Цвет в газете редко употребляется, — это типографская форма. И с введением цветных рисунков название становится более условным.
А вот в последний раз «Лесная газета» вышла уже с цветом. Я тут к каждому месяцу даю вклейку, потому что у меня появилась потребность сделать цветную книжку. Но я оставил газету. Вклейки идут перед каждым месяцем. Во всей этой работе осуществился принцип, который я ставил во главу угла. Он заключается в том, что искусство — это еще и знание. К этому нас приучал Лебедев: то, что ты хочешь изложить для детей, должно быть известно тебе досконально. И я тут исходил из тех знаний, которые у меня были,— не только научных, но и знаний художника. Все наблюдения, все походы в лес, все звери и птицы, которых я видел, — всё воплотилось в «Лесной газете». Увиденное глазами художника. Виталий Валентинович пишет о природе очень мало, а я по-своему расширяю поэзию пейзажа.
В работе я пользовался своими акварельными пейзажами, этюдами, которые я делал вне зависимости от книги, — словом, материалом, который был собран мной как художником не по поводу «Лесной газеты». Но и он пошел в дело.
Мне часто задают вопрос: как вы работаете? Что собой представляет ваша точка?
Никакой точки я не выдумывал. Это вульгарный вопрос. А возникла эта форма языка моего в книге из потребности ввести полутон, тон, заливки, что ли, потому что тогда было принято печатать тоновое клише, которое казалось мне в типографской книге неорганичным. Я решил пойти путем раздробления фона — и пришел к этому. Это было сугубо функциональное решение. Я вместо сетки старался сделать тоновое клише, потому что штриховое клише — только черное, и всё, ая хотел добиться тона путем раздробления точечной фактуры, которая мне позволяла сделать рисунок тональный.
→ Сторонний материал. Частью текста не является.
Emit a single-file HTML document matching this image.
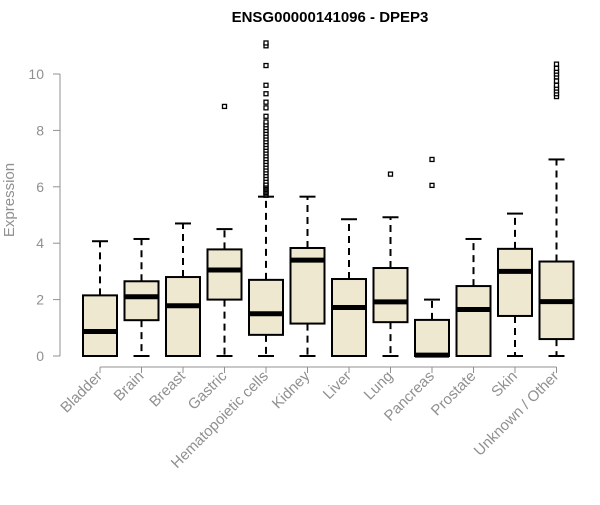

Техника тут такая. Я работаю на ватмане, жирным литографским карандашом. Получается сразу тон. Литографский карандаш — это жирная точка на фактуре бумаги. Это не заливка. И дальше этот тон, где слабая точка, я закрепляю тушью, пером. Чтоб эта точка не слетела при травлении клише. В этом и вся, так сказать, моя уловка. Получается иллюзия тонового клише, эффект его, а совсем не изобретение такое для оригинальности.»